Gregori and August, locked arm in arm, spun to some hectic ballad as the sweat spun down off their flailing arms into the cheers of the crowd and under the spotlight of Anya’s admiring eyes.  Even this flirtation, a first of many betrayals to find a home in August’s soul, was still innocent. 

 

The waiter visiting their table, a passing detail in August and Gregori’s whirling rapture, was oddly attired - threadbare robes and an odd moon-shaped miter perched atop a broad Mongolian face. The waiter refilled August’s glass and retreated into shadow.

 

Contrasting with the grey moon cast hues pervading the other players and props, the liquid in his glass glowed warmly.  August again drank the nectar and relived it rolling back, sweet flavor encasing his tongue, pulling his awareness down his throat to his heart.  For only an instant he felt completely at home in himself and in this place.

 

And then the dream betrayed him.  Abruptly the longing in Anya’s eyes for his began to fade, to pass through him to Gregori, now the sole recipient of the crowd’s adulation, and beyond.  This sudden departure of his substance was disconcerting.  August called over to his friends, who reacted at first by turning slightly as if hearing their name mentioned in conversation, and then not at all. 

 

August floated through the room and its inhabitants, his anxiety steadily mounting.  This was not possible.  He could forget them but they were not allowed to forget him. After all, it was he who had betrayed them - how could they ever forget?

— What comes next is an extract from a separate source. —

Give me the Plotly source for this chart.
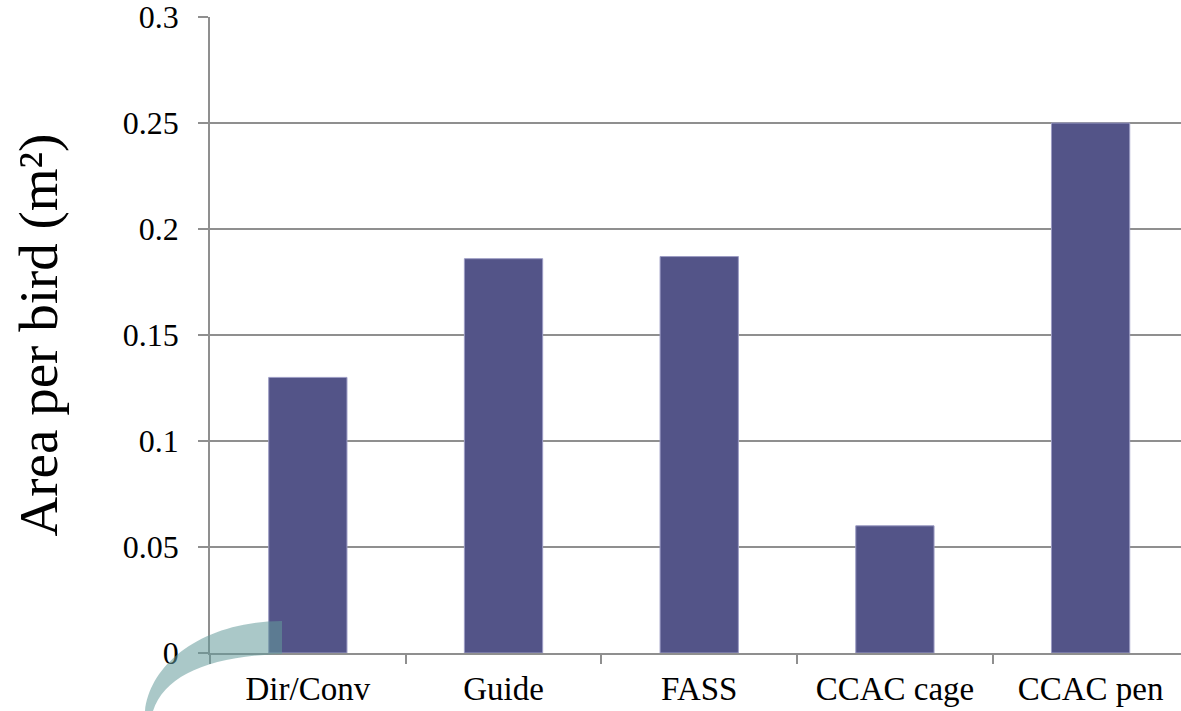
import plotly.graph_objects as go

# Space allowance per bird by standard
categories = ["Dir/Conv", "Guide", "FASS", "CCAC cage", "CCAC pen"]
area_per_bird = [0.13, 0.186, 0.187, 0.06, 0.25]
y_ticks = [0, 0.05, 0.1, 0.15, 0.2, 0.25, 0.3]
y_tick_text = ["0", "0.05", "0.1", "0.15", "0.2", "0.25", "0.3"]

W, H = 1181, 711
ML, MR, MT, MB = 210, 0, 17, 58
SERIF = "Liberation Serif, Times New Roman, serif"
GRID = "#8f8f8f"

fig = go.Figure(
    go.Bar(
        x=categories,
        y=area_per_bird,
        marker=dict(color="#535488", line=dict(color="#9c9cc4", width=1)),
        width=0.4,
    )
)


def px(xp, yp):
    """Pixel position -> paper coordinates."""
    pw = W - ML - MR
    ph = H - MT - MB
    return (xp - ML) / pw, (H - MB - yp) / ph


# decorative swoosh in the lower-left corner
outer = [(145, 711), (150, 665), (200, 622), (282, 621)]
inner = [(282, 654), (210, 656), (165, 675), (153, 711)]
o = [px(*p) for p in outer]
i = [px(*p) for p in inner]
path = (
    f"M {o[0][0]},{o[0][1]} C {o[1][0]},{o[1][1]} {o[2][0]},{o[2][1]} {o[3][0]},{o[3][1]} "
    f"L {i[0][0]},{i[0][1]} C {i[1][0]},{i[1][1]} {i[2][0]},{i[2][1]} {i[3][0]},{i[3][1]} Z"
)
fig.add_shape(
    type="path", path=path, xref="paper", yref="paper",
    fillcolor="rgba(100,155,155,0.55)", line=dict(width=0), layer="above",
)

fig.update_layout(
    width=W, height=H,
    margin=dict(l=ML, r=MR, t=MT, b=MB, pad=0),
    paper_bgcolor="white", plot_bgcolor="white",
    showlegend=False,
    font=dict(family=SERIF, color="black"),
)
fig.update_xaxes(
    range=[-0.5, 4.462],
    tickson="boundaries", ticks="outside", ticklen=9, tickcolor=GRID, tickwidth=1.5,
    showline=True, linecolor=GRID, linewidth=1.5,
    showgrid=False,
    tickfont=dict(size=33, family=SERIF),
    ticklabelstandoff=6,
)
fig.update_yaxes(
    range=[0, 0.3],
    tickvals=y_ticks, ticktext=y_tick_text,
    ticks="outside", ticklen=10, tickcolor=GRID, tickwidth=1.5,
    showline=True, linecolor=GRID, linewidth=1.5,
    showgrid=True, gridcolor=GRID, gridwidth=1.5,
    zeroline=False,
    tickfont=dict(size=32, family=SERIF),
    ticklabelstandoff=13,
    ticklabeloverflow="allow",
    title=dict(text="Area per bird (m²)", font=dict(size=55, family=SERIF), standoff=48),
)

fig.write_html("out.html")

The music and singing continued unabated.  Anya’s eyes engaged Gregori’s with a meaningful glance before roaming off to greet the patient stares of other men waiting their turn for acknowledgement.  August waited with them, hungry to glimpse even a hint of memory remaining in her eyes. 

 

Heedless of his agitation, the laughter continued, tormenting August as he circled the bar, straining for recognition from even the most obscure figures in the dream - shouting at them.  A gust of wind slammed open the door and August slipped out the exit, pulled by a vacuum of moonlight that he was helpless to fight against.

 

Illya was there standing broad-legged at the edge of a slough, urinating.  As the great bear-man hummed contentedly in his moody baritone, an immense wave of anxiety engulfed August.  He could not abide this.  August the wraith, the phantom, pleading to be seen by a dead man.  Illya: his friend, his mentor, his father, his victim.  Illya, whose ghost would haunt him forever.

 

Illya beamed beneficently as the swamp swelled and over spilled with his magnificent discharge.  Opulently dyed with tannins and Earth, the deluge overcame August in a swirling rush.  As the rising torrent drowned him, August reached out for the hand of a man who wasn’t there.